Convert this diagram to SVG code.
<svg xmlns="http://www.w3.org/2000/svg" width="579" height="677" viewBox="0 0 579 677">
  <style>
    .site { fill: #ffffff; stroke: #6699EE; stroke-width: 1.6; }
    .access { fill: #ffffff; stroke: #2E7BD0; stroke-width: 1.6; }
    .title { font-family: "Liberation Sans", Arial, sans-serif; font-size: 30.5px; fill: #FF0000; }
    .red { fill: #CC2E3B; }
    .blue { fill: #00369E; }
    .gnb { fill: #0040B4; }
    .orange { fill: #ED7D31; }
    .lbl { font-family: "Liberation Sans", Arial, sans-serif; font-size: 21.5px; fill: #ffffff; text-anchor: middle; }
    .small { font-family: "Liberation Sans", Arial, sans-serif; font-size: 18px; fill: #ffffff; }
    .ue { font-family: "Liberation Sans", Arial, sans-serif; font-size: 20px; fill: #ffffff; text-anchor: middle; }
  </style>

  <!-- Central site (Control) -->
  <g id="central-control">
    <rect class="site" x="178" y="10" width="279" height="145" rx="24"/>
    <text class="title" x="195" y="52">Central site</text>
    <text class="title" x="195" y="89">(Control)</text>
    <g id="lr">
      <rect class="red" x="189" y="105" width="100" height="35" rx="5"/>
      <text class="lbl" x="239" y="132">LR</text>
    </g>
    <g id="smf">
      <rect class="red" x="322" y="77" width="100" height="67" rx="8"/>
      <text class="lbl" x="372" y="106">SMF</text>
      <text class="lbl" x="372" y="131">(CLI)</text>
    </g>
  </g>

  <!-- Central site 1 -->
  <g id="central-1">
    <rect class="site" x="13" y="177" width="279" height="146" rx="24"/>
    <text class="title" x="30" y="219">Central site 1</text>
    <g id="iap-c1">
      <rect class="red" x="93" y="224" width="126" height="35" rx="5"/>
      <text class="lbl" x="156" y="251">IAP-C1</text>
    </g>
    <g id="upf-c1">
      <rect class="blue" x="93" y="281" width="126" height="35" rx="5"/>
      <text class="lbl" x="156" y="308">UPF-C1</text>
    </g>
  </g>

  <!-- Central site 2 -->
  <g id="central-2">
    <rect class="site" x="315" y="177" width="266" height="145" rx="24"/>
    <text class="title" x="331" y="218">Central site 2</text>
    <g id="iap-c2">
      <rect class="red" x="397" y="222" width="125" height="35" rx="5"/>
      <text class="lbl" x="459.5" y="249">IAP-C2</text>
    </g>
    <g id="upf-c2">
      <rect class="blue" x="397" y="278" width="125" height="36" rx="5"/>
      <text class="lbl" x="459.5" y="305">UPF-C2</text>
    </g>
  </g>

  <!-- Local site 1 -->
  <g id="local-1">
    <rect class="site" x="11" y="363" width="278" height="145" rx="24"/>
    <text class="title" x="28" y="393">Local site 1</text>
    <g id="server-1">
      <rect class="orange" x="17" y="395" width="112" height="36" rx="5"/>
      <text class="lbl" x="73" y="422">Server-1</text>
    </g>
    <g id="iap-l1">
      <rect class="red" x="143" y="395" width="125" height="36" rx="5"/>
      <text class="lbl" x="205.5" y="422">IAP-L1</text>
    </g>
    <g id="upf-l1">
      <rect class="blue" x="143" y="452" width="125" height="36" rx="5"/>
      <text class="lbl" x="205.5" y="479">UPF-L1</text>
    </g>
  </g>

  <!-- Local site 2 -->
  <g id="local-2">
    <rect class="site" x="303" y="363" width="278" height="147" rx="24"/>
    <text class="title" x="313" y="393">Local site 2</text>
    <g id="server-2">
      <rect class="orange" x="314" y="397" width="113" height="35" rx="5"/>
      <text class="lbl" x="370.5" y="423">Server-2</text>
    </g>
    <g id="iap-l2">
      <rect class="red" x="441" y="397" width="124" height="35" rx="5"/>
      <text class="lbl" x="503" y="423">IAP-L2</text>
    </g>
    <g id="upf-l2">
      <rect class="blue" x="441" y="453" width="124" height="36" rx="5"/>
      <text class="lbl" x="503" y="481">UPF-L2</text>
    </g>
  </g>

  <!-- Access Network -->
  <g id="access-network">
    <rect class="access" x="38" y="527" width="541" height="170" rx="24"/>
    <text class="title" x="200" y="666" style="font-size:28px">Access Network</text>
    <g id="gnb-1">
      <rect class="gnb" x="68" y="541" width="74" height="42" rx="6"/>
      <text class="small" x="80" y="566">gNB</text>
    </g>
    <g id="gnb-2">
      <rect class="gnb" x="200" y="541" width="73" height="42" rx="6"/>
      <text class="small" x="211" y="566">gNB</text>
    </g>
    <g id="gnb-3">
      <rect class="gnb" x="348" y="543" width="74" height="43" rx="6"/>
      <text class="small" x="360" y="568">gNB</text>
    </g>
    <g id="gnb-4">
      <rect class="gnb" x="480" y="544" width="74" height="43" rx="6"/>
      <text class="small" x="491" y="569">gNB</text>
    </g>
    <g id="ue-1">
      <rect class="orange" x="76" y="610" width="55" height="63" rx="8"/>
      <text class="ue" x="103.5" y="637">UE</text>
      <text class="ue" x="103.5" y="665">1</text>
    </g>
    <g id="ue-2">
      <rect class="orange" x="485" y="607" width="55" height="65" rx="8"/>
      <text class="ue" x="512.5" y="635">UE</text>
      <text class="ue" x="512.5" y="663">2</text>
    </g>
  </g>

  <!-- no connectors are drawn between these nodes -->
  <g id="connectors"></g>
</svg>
_ _ _
_WHAT IS BEING ASKED_
Repeat the data in its entirety, character for character.

_FULL SOLUTION_
Convert this diagram to SVG code.
<svg xmlns="http://www.w3.org/2000/svg" width="579" height="677" viewBox="0 0 579 677">
  <style>
    .site { fill: #ffffff; stroke: #6699EE; stroke-width: 1.6; }
    .access { fill: #ffffff; stroke: #2E7BD0; stroke-width: 1.6; }
    .title { font-family: "Liberation Sans", Arial, sans-serif; font-size: 30.5px; fill: #FF0000; }
    .red { fill: #CC2E3B; }
    .blue { fill: #00369E; }
    .gnb { fill: #0040B4; }
    .orange { fill: #ED7D31; }
    .lbl { font-family: "Liberation Sans", Arial, sans-serif; font-size: 21.5px; fill: #ffffff; text-anchor: middle; }
    .small { font-family: "Liberation Sans", Arial, sans-serif; font-size: 18px; fill: #ffffff; }
    .ue { font-family: "Liberation Sans", Arial, sans-serif; font-size: 20px; fill: #ffffff; text-anchor: middle; }
  </style>

  <!-- Central site (Control) -->
  <g id="central-control">
    <rect class="site" x="178" y="10" width="279" height="145" rx="24"/>
    <text class="title" x="195" y="52">Central site</text>
    <text class="title" x="195" y="89">(Control)</text>
    <g id="lr">
      <rect class="red" x="189" y="105" width="100" height="35" rx="5"/>
      <text class="lbl" x="239" y="132">LR</text>
    </g>
    <g id="smf">
      <rect class="red" x="322" y="77" width="100" height="67" rx="8"/>
      <text class="lbl" x="372" y="106">SMF</text>
      <text class="lbl" x="372" y="131">(CLI)</text>
    </g>
  </g>

  <!-- Central site 1 -->
  <g id="central-1">
    <rect class="site" x="13" y="177" width="279" height="146" rx="24"/>
    <text class="title" x="30" y="219">Central site 1</text>
    <g id="iap-c1">
      <rect class="red" x="93" y="224" width="126" height="35" rx="5"/>
      <text class="lbl" x="156" y="251">IAP-C1</text>
    </g>
    <g id="upf-c1">
      <rect class="blue" x="93" y="281" width="126" height="35" rx="5"/>
      <text class="lbl" x="156" y="308">UPF-C1</text>
    </g>
  </g>

  <!-- Central site 2 -->
  <g id="central-2">
    <rect class="site" x="315" y="177" width="266" height="145" rx="24"/>
    <text class="title" x="331" y="218">Central site 2</text>
    <g id="iap-c2">
      <rect class="red" x="397" y="222" width="125" height="35" rx="5"/>
      <text class="lbl" x="459.5" y="249">IAP-C2</text>
    </g>
    <g id="upf-c2">
      <rect class="blue" x="397" y="278" width="125" height="36" rx="5"/>
      <text class="lbl" x="459.5" y="305">UPF-C2</text>
    </g>
  </g>

  <!-- Local site 1 -->
  <g id="local-1">
    <rect class="site" x="11" y="363" width="278" height="145" rx="24"/>
    <text class="title" x="28" y="393">Local site 1</text>
    <g id="server-1">
      <rect class="orange" x="17" y="395" width="112" height="36" rx="5"/>
      <text class="lbl" x="73" y="422">Server-1</text>
    </g>
    <g id="iap-l1">
      <rect class="red" x="143" y="395" width="125" height="36" rx="5"/>
      <text class="lbl" x="205.5" y="422">IAP-L1</text>
    </g>
    <g id="upf-l1">
      <rect class="blue" x="143" y="452" width="125" height="36" rx="5"/>
      <text class="lbl" x="205.5" y="479">UPF-L1</text>
    </g>
  </g>

  <!-- Local site 2 -->
  <g id="local-2">
    <rect class="site" x="303" y="363" width="278" height="147" rx="24"/>
    <text class="title" x="313" y="393">Local site 2</text>
    <g id="server-2">
      <rect class="orange" x="314" y="397" width="113" height="35" rx="5"/>
      <text class="lbl" x="370.5" y="423">Server-2</text>
    </g>
    <g id="iap-l2">
      <rect class="red" x="441" y="397" width="124" height="35" rx="5"/>
      <text class="lbl" x="503" y="423">IAP-L2</text>
    </g>
    <g id="upf-l2">
      <rect class="blue" x="441" y="453" width="124" height="36" rx="5"/>
      <text class="lbl" x="503" y="481">UPF-L2</text>
    </g>
  </g>

  <!-- Access Network -->
  <g id="access-network">
    <rect class="access" x="38" y="527" width="541" height="170" rx="24"/>
    <text class="title" x="200" y="666" style="font-size:28px">Access Network</text>
    <g id="gnb-1">
      <rect class="gnb" x="68" y="541" width="74" height="42" rx="6"/>
      <text class="small" x="80" y="566">gNB</text>
    </g>
    <g id="gnb-2">
      <rect class="gnb" x="200" y="541" width="73" height="42" rx="6"/>
      <text class="small" x="211" y="566">gNB</text>
    </g>
    <g id="gnb-3">
      <rect class="gnb" x="348" y="543" width="74" height="43" rx="6"/>
      <text class="small" x="360" y="568">gNB</text>
    </g>
    <g id="gnb-4">
      <rect class="gnb" x="480" y="544" width="74" height="43" rx="6"/>
      <text class="small" x="491" y="569">gNB</text>
    </g>
    <g id="ue-1">
      <rect class="orange" x="76" y="610" width="55" height="63" rx="8"/>
      <text class="ue" x="103.5" y="637">UE</text>
      <text class="ue" x="103.5" y="665">1</text>
    </g>
    <g id="ue-2">
      <rect class="orange" x="485" y="607" width="55" height="65" rx="8"/>
      <text class="ue" x="512.5" y="635">UE</text>
      <text class="ue" x="512.5" y="663">2</text>
    </g>
  </g>

  <!-- no connectors are drawn between these nodes -->
  <g id="connectors"></g>
</svg>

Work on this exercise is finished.